Quando faccio la Comunione mi cibo dell’Amore e siccome il fine di ogni cristiano è amare Dio sopra ogni cosa e il prossimo, quando mi cibo dell’Eucaristia ricevo forza per raggiungere questo fine. Dovremmo gridare su tutta la terra che abbiamo bisogno d’impostare la nostra vita sull’Oltre, sull’Infinito e non sul finito. Sull’Assoluto! L’Infinito, diceva Carlo, è la nostra patria e cibandoci dell’Eucaristia noi pregustiamo la Vita eterna. L’Infinito si piega sul finito già su questa terra e noi possiamo vivere questa unione. 

 

 

• Fino a che punto, Lei che è la mamma, ha compreso la profondità del mistero eucaristico che Carlo viveva? 

Io cito il fatto che sono cresciuta in una famiglia laica, non ostile alla fede, ma non praticante, molto lontana dai sacramenti.
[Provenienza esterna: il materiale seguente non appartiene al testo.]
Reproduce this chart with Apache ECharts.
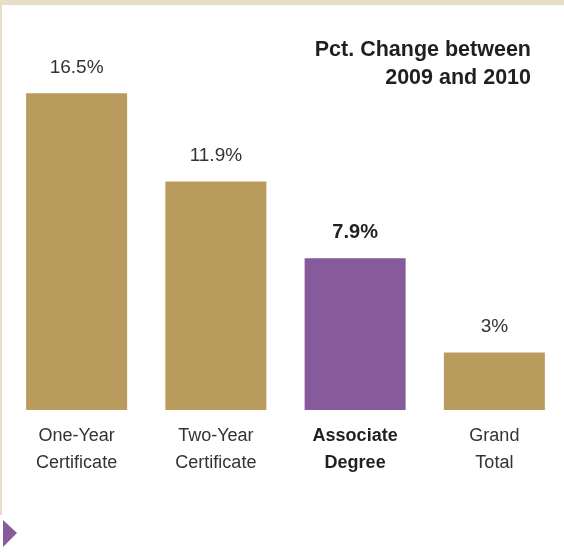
<!DOCTYPE html>
<html>
<head>
<meta charset="utf-8">
<script src="https://cdn.jsdelivr.net/npm/echarts@6/dist/echarts.min.js"></script>
<style>
  html, body { margin: 0; padding: 0; background: #fff; }
  #main { width: 564px; height: 552px; }
</style>
</head>
<body>
<div id="main"></div>
<script>
  // data
  var categories = ['One-Year\nCertificate', 'Two-Year\nCertificate', 'Associate\nDegree', 'Grand\nTotal'];
  var values = [16.5, 11.9, 7.9, 3];
  var highlight = [false, false, true, false];

  var GOLD = '#B99B5E';
  var PURPLE = '#875B9B';
  var FONT = '"Liberation Sans", Arial, sans-serif';

  var barData = values.map(function (v, i) {
    return {
      value: v,
      itemStyle: { color: highlight[i] ? PURPLE : GOLD },
      label: highlight[i] ? { fontWeight: 'bold', fontSize: 20, color: '#231F20' } : {}
    };
  });

  var chart = echarts.init(document.getElementById('main'), null, { renderer: 'canvas' });
  chart.setOption({
    animation: false,
    backgroundColor: '#fff',
    title: {
      text: 'Pct. Change between\n2009 and 2010',
      left: 526,
      top: 31,
      textAlign: 'right',
      textStyle: {
        fontFamily: FONT,
        fontSize: 21.5,
        fontWeight: 'bold',
        color: '#231F20',
        lineHeight: 28,
        align: 'right'
      }
    },
    grid: { left: 7, width: 560, top: 26, bottom: 142 },
    xAxis: {
      type: 'category',
      data: categories,
      axisLine: { show: false },
      axisTick: { show: false },
      axisLabel: {
        interval: 0,
        margin: 13,
        fontFamily: FONT,
        fontSize: 18,
        lineHeight: 27,
        color: '#333',
        formatter: function (v, i) {
          return highlight[i] ? '{b|' + v.split('\n').join('}\n{b|') + '}' : v;
        },
        rich: {
          b: { fontFamily: FONT, fontSize: 18, lineHeight: 27, fontWeight: 'bold', color: '#231F20' }
        }
      }
    },
    yAxis: {
      type: 'value',
      min: 0,
      max: 20,
      show: false,
      splitLine: { show: false }
    },
    series: [{
      type: 'bar',
      data: barData,
      barWidth: 101,
      label: {
        show: true,
        position: 'top',
        distance: 16,
        fontFamily: FONT,
        fontSize: 19,
        color: '#333',
        formatter: function (p) { return p.value + '%'; }
      }
    }],
    graphic: [
      { type: 'rect', left: 0, top: 0, shape: { width: 564, height: 5 }, style: { fill: '#E8DEC8' }, silent: true },
      { type: 'rect', left: 0, top: 0, shape: { width: 2, height: 515 }, style: { fill: '#E8DEC8' }, silent: true },
      { type: 'polygon', shape: { points: [[3, 520], [17, 533], [3, 547]] }, style: { fill: PURPLE }, silent: true }
    ]
  });
</script>
</body>
</html>
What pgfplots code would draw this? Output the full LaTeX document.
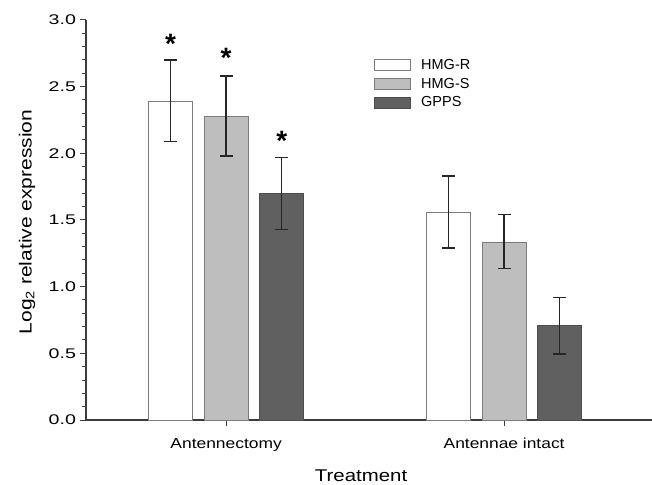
\documentclass[border=0pt]{standalone}
\usepackage{pgfplots}
\pgfplotsset{compat=1.18}
\usepackage{fontspec}
\setmainfont{Liberation Sans}
\newfontfamily\widefont[FakeStretch=1.2]{Liberation Sans}
\newfontfamily\tickfont[FakeStretch=1.4]{Liberation Sans}
\definecolor{barGray}{HTML}{BEBEBE}
\definecolor{barDark}{HTML}{606060}
\definecolor{axisGray}{HTML}{3C3C3C}
\definecolor{edgeGray}{HTML}{7C7C7C}

% bar position, mean, +err, -err
\pgfplotstableread{
x y ep em
0.8 2.39 0.31 0.30
1.8 1.56 0.27 0.27
}\hmgr
\pgfplotstableread{
x y ep em
1.0 2.275 0.305 0.295
2.0 1.335 0.205 0.20
}\hmgs
\pgfplotstableread{
x y ep em
1.2 1.70 0.27 0.27
2.2 0.71 0.21 0.215
}\gpps
% significance stars (baseline position)
\pgfplotstableread{
x y
0.8 2.745
1.0 2.645
1.2 2.02
}\stars

\begin{document}
\begin{tikzpicture}[x=1pt,y=1pt]
\begin{axis}[
  at={(0,0)}, anchor=south west,
  scale only axis, width=566pt, height=400pt,
  xmin=0.496, xmax=2.532, ymin=0, ymax=3,
  axis lines=left, axis line style={-, axisGray, line width=1.2pt},
  tick align=outside,
  xtick={1,2}, xticklabels={Antennectomy, Antennae intact},
  ytick={0,0.5,...,3.0},
  minor ytick={0.1,0.2,0.3,0.4,0.6,0.7,0.8,0.9,1.1,1.2,1.3,1.4,1.6,1.7,1.8,1.9,2.1,2.2,2.3,2.4,2.6,2.7,2.8,2.9},
  major tick length=5.5pt, minor tick length=3.5pt,
  tick style={axisGray, line width=1pt},
  minor tick style={axisGray, line width=1pt},
  xticklabel style={font=\widefont\fontsize{14.5}{16}\selectfont, yshift=-9pt},
  yticklabel style={font=\tickfont\fontsize{14}{16}\selectfont, xshift=-1pt},
  /pgf/number format/assume math mode=true,
  yticklabel={\pgfmathprintnumber[fixed, fixed zerofill, precision=1]{\tick}},
  xlabel={Treatment}, ylabel={Log\textsubscript{2} relative expression},
  xlabel style={font=\widefont\fontsize{17}{19}\selectfont, at={(axis description cs:0.486,-0.14)}, anchor=center},
  ylabel style={font=\widefont\fontsize{17.5}{19}\selectfont, at={(axis description cs:-0.104,0.495)}, anchor=center},
  legend style={at={(axis description cs:0.509,0.907)}, anchor=north west, draw=none, fill=none,
    font=\fontsize{14.5}{16}\selectfont, row sep=3pt, inner sep=0pt,
    /tikz/every odd column/.append style={column sep=8pt}},
  legend cell align=left,
  legend image code/.code={\draw[#1] (0pt,-5.5pt) rectangle (36pt,5.5pt);},
  error bars/error bar style={black!85, line width=1.3pt},
  error bars/error mark options={rotate=90, mark size=6.5pt, line width=1.5pt, black!85},
]
\addplot[ybar, bar width=0.158, bar shift=0, fill=white, draw=edgeGray, line width=0.9pt,
  error bars/.cd, y dir=both, y explicit]
  table[x=x, y=y, y error plus=ep, y error minus=em] {\hmgr};
\addlegendentry{HMG-R}
\addplot[ybar, bar width=0.158, bar shift=0, fill=barGray, draw=edgeGray, line width=0.9pt,
  error bars/.cd, y dir=both, y explicit]
  table[x=x, y=y, y error plus=ep, y error minus=em] {\hmgs};
\addlegendentry{HMG-S}
\addplot[ybar, bar width=0.158, bar shift=0, fill=barDark, draw=barDark!80!black, line width=0.9pt,
  error bars/.cd, y dir=both, y explicit]
  table[x=x, y=y, y error plus=ep, y error minus=em] {\gpps};
\addlegendentry{GPPS}
\addplot[forget plot, draw=none, mark=none, nodes near coords={*},
  every node near coord/.style={anchor=base, font=\bfseries\fontsize{28}{30}\selectfont, inner sep=0pt, black}]
  table[x=x, y=y] {\stars};
\end{axis}
\pgfresetboundingbox
\path[use as bounding box] (-86pt,-64pt) rectangle (566pt,420pt);
\end{tikzpicture}
\end{document}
Ero convinta che fossero un fatto di rito, un atto simbolico. Pur se battezzata la pensavo in pratica come i protestanti. Feci la prima Comunione e quella fu la mia prima Messa; poi la Cresima e quella fu la seconda Messa; infine il Matrimonio, la mia terza Messa. Con la nascita di Carlo, ho costatato che fin da piccolo manifestava una grande vita di fede e di pietà. Correva avanti al tempo sia nella dimensione naturale della vita che in quella soprannaturale. A 3 mesi ha detto la prima parola, a 5 mesi già parlava. A 4 anni leggeva e scriveva. Mi faceva domande incalzanti sulla vita spirituale ed io mi sentivo a disagio. Ero cresciuta in una famiglia dove la cultura era una specie di idolo ma ero ignorante in materia di fede e per questo mi sembrava che la mia autorità genitoriale fosse debole. Ciò mi creava difficoltà, a questo si aggiunse la morte prematura di mio padre, allora la mia crisi si acuì e cominciai a pormi delle domande più profonde.

Mi recai a Bologna per incontrare un sacerdote che poi divenne il mio direttore spirituale fino al 2010. Mi confessò, mi disse tutti i miei peccati senza avermi mai visto e sapere chi fossi e mi disse che Carlo avrebbe avuto una grande missione per la Chiesa e altre cose che si sono avverate. Da lì cominciò il mio percorso, ma io, in più, ho avuto la grazia di avere Carlo. È stato per me come una luce che ha illuminato la mia oscurità. 

Con il mio cambiamento è come se in me si fosse aperta una finestra e ho capito il valore dei sacramenti. Sono i mezzi per ricevere la grazia e i segni della grande misericordia di Dio per noi, scaturiti dal costato ferito del Figlio. Carlo ha interceduto per me; si è sempre fatto preghiera per gli altri e naturalmente non poteva non pregare anche per la sua famiglia e per me che sono la mamma. 

Il Signore mi ha concesso questa grazia straordinaria ma ciò non significa che sono una santa. Poi ho cominciato a partecipare alla Messa quotidiana e da allora ho visto che tanti difetti che avevo, tante stupidità su cui avevo basato la mia vita non ci sono più. 

L’Eucaristia è Dio che diventa il nostro scudo perché combatte con noi le battaglie di ogni giorno. Se, dunque, non ho colto con la stessa profondità di Carlo il mistero che viveva, posso dire che mi accorgo dei cambiamenti che il mistero dell’amore di Dio opera in me.